In his response to his critics, and in subsequent pieces, Judt backed off from the call for binationalism, claiming that he had raised it as a possible and preferable alternative to the status quo of an intolerable occupation. And he wrote his piece before Ariel Sharon moved the settlers out of the Gaza, which gave hope to the two-staters (but not to him, to my knowledge) that moving West Bank settlers could also be accomplished. His subsequent writings on Israel were highly critical, but did not continue in the same vein as his bombshell piece. He still accused Israel of being stuck in the ethno-nationalist mentality, of not "growing up" – but his later critiques did not ruffle any feathers. Judt, Avrum Burg, and now, to some extent, Peter Beinart, have been at the vanguard of the post-Oslo disillusioned Jewish liberals. They came from different backgrounds, but they are arriving at the same place. And more will follow.
Judt ended one of his last pieces, a meditation on the use and abuse of the Holocaust, with a statement of what Judaism was to him:
Judaism for me is a sensibility of collective self-questioning and uncomfortable truth-telling: the dafka-like quality of awkwardness and dissent for which we were once known. It is not enough to stand at a tangent to other peoples' conventions; we should also be the most unforgiving critics of our own. I feel a debt of responsibility to this past. It is why I am Jewish.
I find this passage sincere but baffling, its conclusion unconvincing, indicative of a superficial understanding of Judaism, one based less on sober investigation then on his upbringing in a family of Jewish socialists, where figures like Spinoza and social reformers were heroes. For liberal Jews like Judt, the phrase "liberal Judaism" is redundant.

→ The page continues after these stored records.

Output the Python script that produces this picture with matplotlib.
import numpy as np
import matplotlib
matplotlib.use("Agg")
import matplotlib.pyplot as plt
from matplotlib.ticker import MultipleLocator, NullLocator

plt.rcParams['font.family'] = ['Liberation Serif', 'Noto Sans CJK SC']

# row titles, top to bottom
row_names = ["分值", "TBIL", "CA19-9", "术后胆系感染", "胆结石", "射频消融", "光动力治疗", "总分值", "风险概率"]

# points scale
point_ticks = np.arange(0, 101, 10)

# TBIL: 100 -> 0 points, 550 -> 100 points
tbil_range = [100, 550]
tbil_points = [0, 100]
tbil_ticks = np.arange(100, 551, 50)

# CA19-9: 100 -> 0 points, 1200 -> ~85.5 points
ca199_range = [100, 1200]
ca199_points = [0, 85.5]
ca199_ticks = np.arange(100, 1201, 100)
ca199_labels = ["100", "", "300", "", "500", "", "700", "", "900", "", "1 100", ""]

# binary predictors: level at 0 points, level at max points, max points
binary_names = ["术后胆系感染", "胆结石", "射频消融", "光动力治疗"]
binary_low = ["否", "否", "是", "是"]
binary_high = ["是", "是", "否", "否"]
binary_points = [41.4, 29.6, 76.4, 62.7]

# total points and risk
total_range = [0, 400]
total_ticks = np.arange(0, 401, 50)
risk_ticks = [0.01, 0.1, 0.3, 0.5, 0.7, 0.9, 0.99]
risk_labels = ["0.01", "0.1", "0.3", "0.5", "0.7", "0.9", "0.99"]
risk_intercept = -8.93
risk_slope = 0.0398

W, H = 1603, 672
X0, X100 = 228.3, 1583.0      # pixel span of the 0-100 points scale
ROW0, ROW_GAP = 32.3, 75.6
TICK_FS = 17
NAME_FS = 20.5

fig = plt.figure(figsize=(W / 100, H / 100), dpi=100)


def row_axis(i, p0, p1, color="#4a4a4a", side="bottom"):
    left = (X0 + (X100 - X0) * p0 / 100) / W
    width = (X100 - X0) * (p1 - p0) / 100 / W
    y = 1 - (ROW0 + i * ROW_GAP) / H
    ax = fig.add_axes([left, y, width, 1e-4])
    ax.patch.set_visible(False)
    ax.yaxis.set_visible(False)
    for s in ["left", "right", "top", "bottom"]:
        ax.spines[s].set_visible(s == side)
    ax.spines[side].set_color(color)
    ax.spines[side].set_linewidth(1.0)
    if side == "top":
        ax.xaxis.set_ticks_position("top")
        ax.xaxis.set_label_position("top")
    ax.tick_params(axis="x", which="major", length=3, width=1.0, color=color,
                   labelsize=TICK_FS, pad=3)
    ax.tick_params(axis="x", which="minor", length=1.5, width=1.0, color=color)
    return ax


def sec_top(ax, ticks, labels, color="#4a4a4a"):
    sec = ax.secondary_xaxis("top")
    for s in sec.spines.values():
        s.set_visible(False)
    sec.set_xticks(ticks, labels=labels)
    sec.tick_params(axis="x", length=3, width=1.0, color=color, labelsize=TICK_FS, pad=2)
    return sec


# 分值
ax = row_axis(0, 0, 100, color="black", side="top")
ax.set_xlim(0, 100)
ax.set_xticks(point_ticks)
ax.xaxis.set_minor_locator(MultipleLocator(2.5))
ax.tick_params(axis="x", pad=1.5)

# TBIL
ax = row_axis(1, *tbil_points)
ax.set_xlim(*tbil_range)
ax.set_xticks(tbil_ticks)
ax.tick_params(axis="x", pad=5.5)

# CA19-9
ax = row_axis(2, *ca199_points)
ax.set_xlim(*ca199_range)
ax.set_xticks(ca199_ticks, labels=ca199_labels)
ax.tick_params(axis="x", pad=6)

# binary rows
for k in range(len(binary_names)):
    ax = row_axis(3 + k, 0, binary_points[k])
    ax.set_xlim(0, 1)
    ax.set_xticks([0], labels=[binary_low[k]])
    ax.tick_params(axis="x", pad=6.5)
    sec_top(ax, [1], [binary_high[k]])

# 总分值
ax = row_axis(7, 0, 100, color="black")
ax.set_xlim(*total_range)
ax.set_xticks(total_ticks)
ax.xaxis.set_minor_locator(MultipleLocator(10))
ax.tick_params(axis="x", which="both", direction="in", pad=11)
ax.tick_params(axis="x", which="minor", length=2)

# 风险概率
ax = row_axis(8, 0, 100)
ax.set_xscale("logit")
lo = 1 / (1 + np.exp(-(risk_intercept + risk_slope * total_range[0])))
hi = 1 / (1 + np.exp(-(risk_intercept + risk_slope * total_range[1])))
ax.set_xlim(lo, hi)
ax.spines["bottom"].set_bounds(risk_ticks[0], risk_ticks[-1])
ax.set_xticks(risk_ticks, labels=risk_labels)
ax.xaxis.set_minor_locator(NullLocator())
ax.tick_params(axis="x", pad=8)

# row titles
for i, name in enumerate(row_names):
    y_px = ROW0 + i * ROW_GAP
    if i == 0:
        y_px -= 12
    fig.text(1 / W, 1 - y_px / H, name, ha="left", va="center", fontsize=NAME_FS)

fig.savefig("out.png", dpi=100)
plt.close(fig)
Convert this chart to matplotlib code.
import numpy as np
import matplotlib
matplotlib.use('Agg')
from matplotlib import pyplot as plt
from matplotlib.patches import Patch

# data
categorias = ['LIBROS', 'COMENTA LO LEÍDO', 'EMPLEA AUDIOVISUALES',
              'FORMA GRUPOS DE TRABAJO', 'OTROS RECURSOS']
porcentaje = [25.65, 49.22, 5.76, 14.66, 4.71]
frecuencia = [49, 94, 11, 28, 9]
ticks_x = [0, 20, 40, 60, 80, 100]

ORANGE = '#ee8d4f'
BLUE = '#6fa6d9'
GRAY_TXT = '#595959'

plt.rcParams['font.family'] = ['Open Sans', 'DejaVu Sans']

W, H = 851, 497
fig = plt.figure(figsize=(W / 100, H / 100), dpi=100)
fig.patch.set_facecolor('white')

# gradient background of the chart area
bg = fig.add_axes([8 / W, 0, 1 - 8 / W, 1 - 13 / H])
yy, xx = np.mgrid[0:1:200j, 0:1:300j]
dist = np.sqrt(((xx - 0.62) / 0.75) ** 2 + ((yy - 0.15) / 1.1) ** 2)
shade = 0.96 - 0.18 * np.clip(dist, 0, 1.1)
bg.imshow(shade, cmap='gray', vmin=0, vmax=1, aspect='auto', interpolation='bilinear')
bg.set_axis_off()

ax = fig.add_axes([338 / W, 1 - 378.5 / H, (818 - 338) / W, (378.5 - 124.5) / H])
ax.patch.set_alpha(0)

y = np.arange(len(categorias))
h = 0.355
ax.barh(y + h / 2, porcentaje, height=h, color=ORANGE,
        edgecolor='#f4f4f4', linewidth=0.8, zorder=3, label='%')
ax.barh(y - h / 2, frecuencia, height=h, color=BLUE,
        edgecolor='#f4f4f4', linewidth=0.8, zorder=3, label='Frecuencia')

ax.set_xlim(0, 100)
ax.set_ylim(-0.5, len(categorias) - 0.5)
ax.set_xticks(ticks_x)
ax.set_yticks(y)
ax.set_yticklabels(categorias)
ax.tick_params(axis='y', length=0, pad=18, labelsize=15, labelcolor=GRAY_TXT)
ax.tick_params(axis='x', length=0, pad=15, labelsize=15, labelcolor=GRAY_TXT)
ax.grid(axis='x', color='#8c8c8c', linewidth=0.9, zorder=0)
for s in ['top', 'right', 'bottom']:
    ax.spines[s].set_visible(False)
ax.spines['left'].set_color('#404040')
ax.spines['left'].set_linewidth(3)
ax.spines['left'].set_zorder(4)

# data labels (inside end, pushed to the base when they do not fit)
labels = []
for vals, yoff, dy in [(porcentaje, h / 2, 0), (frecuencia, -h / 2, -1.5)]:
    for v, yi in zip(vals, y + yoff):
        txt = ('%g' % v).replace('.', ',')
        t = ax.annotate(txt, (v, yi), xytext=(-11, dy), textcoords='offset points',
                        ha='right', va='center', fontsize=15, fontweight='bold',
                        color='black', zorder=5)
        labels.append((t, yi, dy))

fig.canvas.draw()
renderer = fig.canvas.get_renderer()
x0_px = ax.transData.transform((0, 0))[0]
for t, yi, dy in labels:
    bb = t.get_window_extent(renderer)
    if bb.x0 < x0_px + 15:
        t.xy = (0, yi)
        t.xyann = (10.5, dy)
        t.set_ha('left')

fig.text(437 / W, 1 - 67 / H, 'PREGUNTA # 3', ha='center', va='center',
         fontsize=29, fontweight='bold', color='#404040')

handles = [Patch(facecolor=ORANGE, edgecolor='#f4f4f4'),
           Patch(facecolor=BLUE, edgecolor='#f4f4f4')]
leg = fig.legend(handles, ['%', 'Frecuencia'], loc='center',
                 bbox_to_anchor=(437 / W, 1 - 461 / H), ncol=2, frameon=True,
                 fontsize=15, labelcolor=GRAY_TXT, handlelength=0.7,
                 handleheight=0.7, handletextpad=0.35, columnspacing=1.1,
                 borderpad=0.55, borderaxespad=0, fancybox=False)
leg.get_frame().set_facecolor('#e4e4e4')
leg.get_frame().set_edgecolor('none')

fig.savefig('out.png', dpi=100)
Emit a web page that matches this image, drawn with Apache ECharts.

Still, It's a nice vision, historical accuracy aside. While Judt obviously knew that much of historical Judaism was illiberal, he was concerned with what Judaism said to him. Had he lived longer, I think his meditations on Judaism would have become more profound. Clearly, the reactions to his writings on Israel caused him to think harder about his Judaism. We will not have that now, nor will he hear his clear voice on the issues of the day.
Judt's Judaism was not too different from that of the Jewish socialists who ended up in Israel – except that for them, nationalism and ethnic loyalty almost always trumped socialism and liberalism, when in serious conflict. But it is this legacy that he felt he could not betray. When Richard Silverstein and I wrote a petition to be signed by American Jews against the Gaza operation, some were reluctant to sign because it did not go far enough in criticizing Israel; others did not want to be accused of flaunting their Judaism in order to win points. Judt just signed it. He was very comfortable with his Judaism. And with his liberal socialism.